El conocido palacio de Miraflores de Noreña, enclavado sobre la colina camino de Ferrera y en el límite con Siero, ubicado en una formidable finca, fue de La Mariscala, en él murió el economista Álvaro Flórez Estrada, y un día antes de la Nochebuena del año 1937, fue poblado por medio centenar de niños, un director y una cocinera, del tribunal tutelar de menores provenientes de Oviedo. En estos 70 años de vida, más de dos millares de niños pasaron por sus instalaciones, que sufrieron al menos tres grandes reformas en lo que se refiere al propio palacio, y algunas más en lo que se refiere a la organización desde aquel «reformatorio» a la casa de acogida del Principado de Asturias.

En realidad reformar es volver a formar o rehacer, modificar algo con la intención de mejorarlo o también enmendar o corregir la conducta de alguien, dice el diccionario. Y para mí, como para muchos, la palabra reformatorio no tiene esa connotación un tanto dura y severa, ya que los que vivimos en Miraflores al menos en los años cincuenta y sesenta, vivíamos en una prodigiosa finca, de aquélla autárquica, a pesar de la escasez de la época. Allí no había lujos ni juguetes, pero sí los niños mejor cuidados y alimentados de Asturias. Miraflores tenía cuadra con vacas, caballos, cerdos, además había un gallinero con incubadora, se criaban conejos y había pomarada, ampliada con ciruelos, cerezos, castaños, y huerta con todo tipo de verduras y hortalizas.

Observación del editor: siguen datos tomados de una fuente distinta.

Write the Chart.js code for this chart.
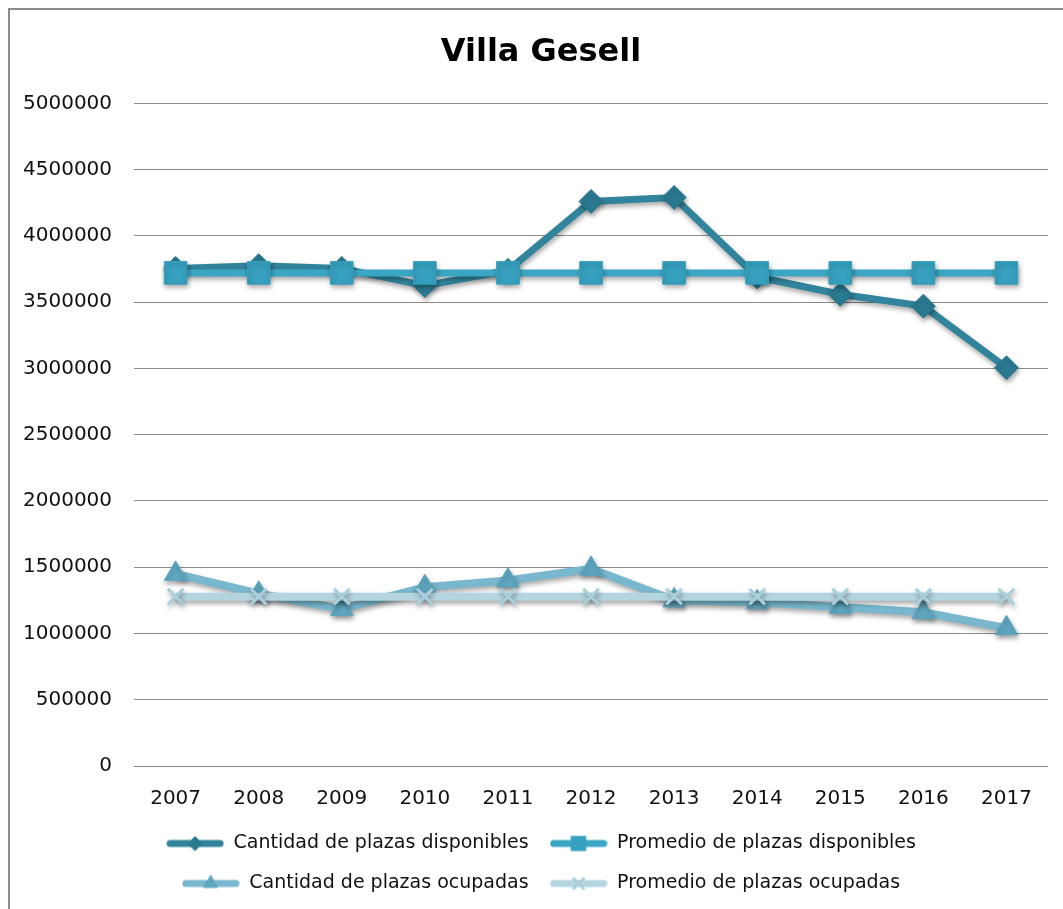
<!DOCTYPE html>
<html>
<head>
<meta charset="utf-8">
<script src="https://cdn.jsdelivr.net/npm/chart.js"></script>
<style>
    body { margin: 0; background: #fff; }
    #frame {
        position: absolute; left: 8px; top: 8px;
        width: 1062px; height: 908px;
        border-left: 2px solid #8a8a8a; border-top: 2px solid #8a8a8a;
        background: #fff;
    }
</style>
</head>
<body>
<div id="frame"><canvas id="villaChart"></canvas></div>
<script>
// Villa Gesell - plazas disponibles / ocupadas
const years = ['2007', '2008', '2009', '2010', '2011', '2012', '2013', '2014', '2015', '2016', '2017'];
const plazasDisponibles = [3755000, 3775000, 3755000, 3625000, 3740000, 4260000, 4290000, 3690000, 3560000, 3470000, 3005000];
const promedioDisponibles = [3721000, 3721000, 3721000, 3721000, 3721000, 3721000, 3721000, 3721000, 3721000, 3721000, 3721000];
const plazasOcupadas = [1450000, 1300000, 1185000, 1350000, 1400000, 1488000, 1250000, 1235000, 1200000, 1160000, 1040000];
const promedioOcupadas = [1278000, 1278000, 1278000, 1278000, 1278000, 1278000, 1278000, 1278000, 1278000, 1278000, 1278000];
const yTicks = [0, 500000, 1000000, 1500000, 2000000, 2500000, 3000000, 3500000, 4000000, 4500000, 5000000];

const seriesStyles = [
    { label: 'Cantidad de plazas disponibles', data: plazasDisponibles, line: '#31849b', fill: '#2a7a91', width: 7, point: 'rectRot', radius: 12, legendRadius: 7 },
    { label: 'Promedio de plazas disponibles', data: promedioDisponibles, line: '#3ba6c4', fill: '#36a0be', width: 7, point: 'rect', radius: 16, legendRadius: 10 },
    { label: 'Cantidad de plazas ocupadas', data: plazasOcupadas, line: '#78b7cd', fill: '#5fa7c0', width: 8, point: 'triangle', radius: 13, legendRadius: 8 },
    { label: 'Promedio de plazas ocupadas', data: promedioOcupadas, line: '#b4d5e0', fill: '#a9cfdc', width: 8, point: 'crossRot', radius: 11, legendRadius: 7 }
];

// small legend icon: thick line with the marker in the middle
function makeLegendIcon(s) {
    const c = document.createElement('canvas');
    c.width = 58; c.height = 24;
    const ctx = c.getContext('2d');
    ctx.strokeStyle = s.line;
    ctx.lineWidth = 7;
    ctx.lineCap = 'round';
    ctx.beginPath();
    ctx.moveTo(4, 12);
    ctx.lineTo(54, 12);
    ctx.stroke();
    ctx.fillStyle = s.fill;
    ctx.strokeStyle = s.fill;
    ctx.lineWidth = s.point === 'crossRot' ? 3 : 1;
    Chart.helpers.drawPoint(ctx, { pointStyle: s.point, radius: s.legendRadius, borderWidth: ctx.lineWidth, rotation: 0 }, 29, 12);
    return c;
}
const legendIcons = seriesStyles.map(makeLegendIcon);

const shadowPlugin = {
    id: 'lineShadow',
    beforeDatasetsDraw(chart) {
        const c = chart.ctx;
        c.save();
        c.shadowColor = 'rgba(0,0,0,0.35)';
        c.shadowBlur = 5;
        c.shadowOffsetX = 1;
        c.shadowOffsetY = 3;
    },
    afterDatasetsDraw(chart) {
        chart.ctx.restore();
    }
};

const ctx = document.getElementById('villaChart');
new Chart(ctx.getContext('2d'), {
    type: 'line',
    data: {
        labels: years,
        datasets: seriesStyles.map(function(s, i) {
            return {
                label: s.label,
                data: s.data,
                borderColor: s.line,
                backgroundColor: s.fill,
                borderWidth: s.width,
                tension: 0,
                pointStyle: s.point,
                pointRadius: s.radius,
                pointHoverRadius: s.radius,
                pointBackgroundColor: s.fill,
                pointBorderColor: s.fill,
                pointBorderWidth: s.point === 'crossRot' ? 3 : 1,
                order: 4 - i
            };
        })
    },
    options: {
        responsive: true,
        maintainAspectRatio: false,
        animation: false,
        layout: {
            padding: { left: 13, right: 13, top: 0, bottom: 15 }
        },
        plugins: {
            title: {
                display: true,
                text: 'Villa Gesell',
                color: '#000',
                font: { family: 'DejaVu Sans', size: 32, weight: 'bold' },
                padding: { top: 23, bottom: 32 }
            },
            legend: {
                position: 'bottom',
                labels: {
                    color: '#111',
                    font: { family: 'DejaVu Sans', size: 19 },
                    usePointStyle: true,
                    pointStyleWidth: 58,
                    padding: 21,
                    generateLabels: function(chart) {
                        const items = Chart.defaults.plugins.legend.labels.generateLabels(chart);
                        items.sort(function(a, b) { return a.datasetIndex - b.datasetIndex; });
                        items.forEach(function(it) { it.pointStyle = legendIcons[it.datasetIndex]; });
                        return items;
                    }
                }
            },
            tooltip: { enabled: false }
        },
        scales: {
            x: {
                offset: true,
                grid: { display: false, drawTicks: false },
                border: { display: false },
                ticks: {
                    color: '#111',
                    font: { family: 'DejaVu Sans', size: 20 },
                    padding: 21,
                    maxRotation: 0
                },
                afterFit: function(axis) {
                    // tighten the gap between the year labels and the legend
                    axis.height = axis.height - 19;
                }
            },
            y: {
                min: 0,
                max: 5000000,
                afterBuildTicks: function(axis) {
                    axis.ticks = yTicks.map(function(v) { return { value: v }; });
                },
                grid: { color: '#8c8c8c', lineWidth: 1, drawTicks: false },
                border: { display: false },
                ticks: {
                    color: '#111',
                    font: { family: 'DejaVu Sans', size: 20 },
                    padding: 22,
                    callback: function(value) { return String(value); }
                },
                afterFit: function(axis) {
                    axis.width = axis.width - 22;
                }
            },
            // empty right-hand strip, keeps the plot off the right edge
            yRight: {
                position: 'right',
                display: true,
                grid: { display: false, drawTicks: false },
                border: { display: false },
                ticks: { display: false },
                afterFit: function(axis) {
                    axis.width = 11;
                }
            }
        }
    },
    plugins: [shadowPlugin]
});
</script>
</body>
</html>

La organización era mínima, por falta de presupuesto, y los 70 niños que llegó a tener, estaban dirigidos por el director don Luis, el maestro don Joaquín, un cuidador don Manuel, la cocinera Filomena Vila -mi abuela- y tres peones -por horas- para cuidar del campo y animales, Primitivo, Luciano y Juan -mi padre-. Eso sí, todos los niños tenían que hacer alguna tarea que ayudara a mantener la vida del palacio, desde cuidar animales, sacar agua del pozo, llevar la leche a Noreña o comprar productos en las tiendas de ultramarinos. En la actualidad hay 16 niños, y 20 educadores. Eso sí ha sido una gran reforma, en el seguimiento personalizado de cada caso para tratar que estos jóvenes aprovechen esta que quizás sea «su última oportunidad».

En aquellos años, los niños bien alimentados, mejor que los de Noreña, vivían en el entorno «libre del payaron» o del monte cerca de la piscina, y se construían sus propios juguetes, cociendo barro para hacer banzones. Yo creo que fueron niños felices. Yo, sí.